┌────────

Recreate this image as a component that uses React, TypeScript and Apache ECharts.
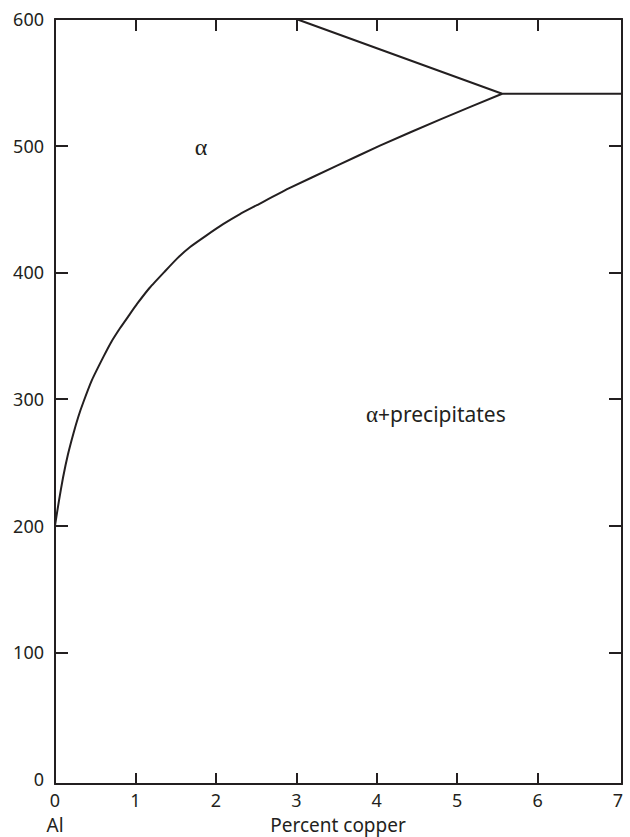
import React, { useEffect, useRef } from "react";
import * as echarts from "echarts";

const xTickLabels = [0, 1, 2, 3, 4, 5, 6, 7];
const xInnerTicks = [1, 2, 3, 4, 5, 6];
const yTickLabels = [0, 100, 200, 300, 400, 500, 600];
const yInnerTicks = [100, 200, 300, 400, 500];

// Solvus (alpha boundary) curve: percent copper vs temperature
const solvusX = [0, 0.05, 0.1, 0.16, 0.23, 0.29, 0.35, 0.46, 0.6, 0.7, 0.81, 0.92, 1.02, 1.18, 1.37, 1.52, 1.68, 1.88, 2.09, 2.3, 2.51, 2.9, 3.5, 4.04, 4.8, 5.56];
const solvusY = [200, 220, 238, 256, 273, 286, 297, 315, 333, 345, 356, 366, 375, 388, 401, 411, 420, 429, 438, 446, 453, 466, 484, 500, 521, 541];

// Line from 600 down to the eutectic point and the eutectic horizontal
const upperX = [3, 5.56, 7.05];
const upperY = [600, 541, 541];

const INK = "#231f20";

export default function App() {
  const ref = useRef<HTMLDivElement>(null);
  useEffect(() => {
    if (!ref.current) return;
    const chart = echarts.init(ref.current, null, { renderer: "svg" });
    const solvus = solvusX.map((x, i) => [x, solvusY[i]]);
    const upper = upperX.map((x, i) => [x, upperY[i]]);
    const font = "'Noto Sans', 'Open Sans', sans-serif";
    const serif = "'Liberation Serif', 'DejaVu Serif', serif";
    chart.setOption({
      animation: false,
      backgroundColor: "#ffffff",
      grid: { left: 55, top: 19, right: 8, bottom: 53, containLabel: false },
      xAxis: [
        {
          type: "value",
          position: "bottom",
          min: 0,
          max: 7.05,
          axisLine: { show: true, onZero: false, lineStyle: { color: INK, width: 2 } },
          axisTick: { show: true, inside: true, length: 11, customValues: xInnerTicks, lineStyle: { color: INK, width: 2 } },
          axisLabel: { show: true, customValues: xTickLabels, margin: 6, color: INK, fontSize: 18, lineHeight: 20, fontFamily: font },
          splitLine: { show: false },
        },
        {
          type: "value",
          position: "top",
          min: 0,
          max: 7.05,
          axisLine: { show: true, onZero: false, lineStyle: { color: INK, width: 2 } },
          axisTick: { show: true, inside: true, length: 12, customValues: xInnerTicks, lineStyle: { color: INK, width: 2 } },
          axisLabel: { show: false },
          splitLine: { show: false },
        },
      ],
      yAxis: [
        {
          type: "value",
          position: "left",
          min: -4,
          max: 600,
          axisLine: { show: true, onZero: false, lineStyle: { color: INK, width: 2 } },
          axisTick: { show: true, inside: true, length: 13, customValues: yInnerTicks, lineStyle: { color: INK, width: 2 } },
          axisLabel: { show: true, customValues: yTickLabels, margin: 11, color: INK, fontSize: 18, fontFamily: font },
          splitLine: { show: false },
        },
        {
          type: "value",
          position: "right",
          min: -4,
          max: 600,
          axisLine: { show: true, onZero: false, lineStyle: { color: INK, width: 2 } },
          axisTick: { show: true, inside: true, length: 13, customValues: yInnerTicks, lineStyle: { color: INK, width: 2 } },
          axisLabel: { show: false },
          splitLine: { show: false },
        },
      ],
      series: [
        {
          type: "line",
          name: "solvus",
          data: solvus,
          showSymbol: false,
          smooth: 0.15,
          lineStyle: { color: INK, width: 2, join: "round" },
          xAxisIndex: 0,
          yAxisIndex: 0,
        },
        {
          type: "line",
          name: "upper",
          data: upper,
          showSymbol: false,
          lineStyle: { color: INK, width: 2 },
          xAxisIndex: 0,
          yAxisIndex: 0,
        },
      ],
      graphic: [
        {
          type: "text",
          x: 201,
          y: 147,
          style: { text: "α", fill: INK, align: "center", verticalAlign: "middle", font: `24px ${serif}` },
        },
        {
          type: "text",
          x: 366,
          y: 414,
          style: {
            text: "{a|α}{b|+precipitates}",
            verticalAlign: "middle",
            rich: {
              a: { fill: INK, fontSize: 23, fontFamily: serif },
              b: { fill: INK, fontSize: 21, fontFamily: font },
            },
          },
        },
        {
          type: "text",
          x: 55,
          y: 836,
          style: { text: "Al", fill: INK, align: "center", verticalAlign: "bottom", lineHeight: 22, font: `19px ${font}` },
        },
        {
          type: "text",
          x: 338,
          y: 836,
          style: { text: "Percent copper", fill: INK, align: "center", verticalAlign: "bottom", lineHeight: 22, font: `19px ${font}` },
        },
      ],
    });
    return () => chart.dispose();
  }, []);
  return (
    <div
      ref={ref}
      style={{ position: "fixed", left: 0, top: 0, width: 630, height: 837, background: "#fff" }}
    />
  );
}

└────────

● SHORT EXERCISE:
Every line from the top of the material above through the line with "import * as" should be duplicated exactly, please; leave out the pictures.

● CORRECT RESPONSE:
Recreate this image as a component that uses React, TypeScript and Apache ECharts.
import React, { useEffect, useRef } from "react";
import * as echarts from "echarts";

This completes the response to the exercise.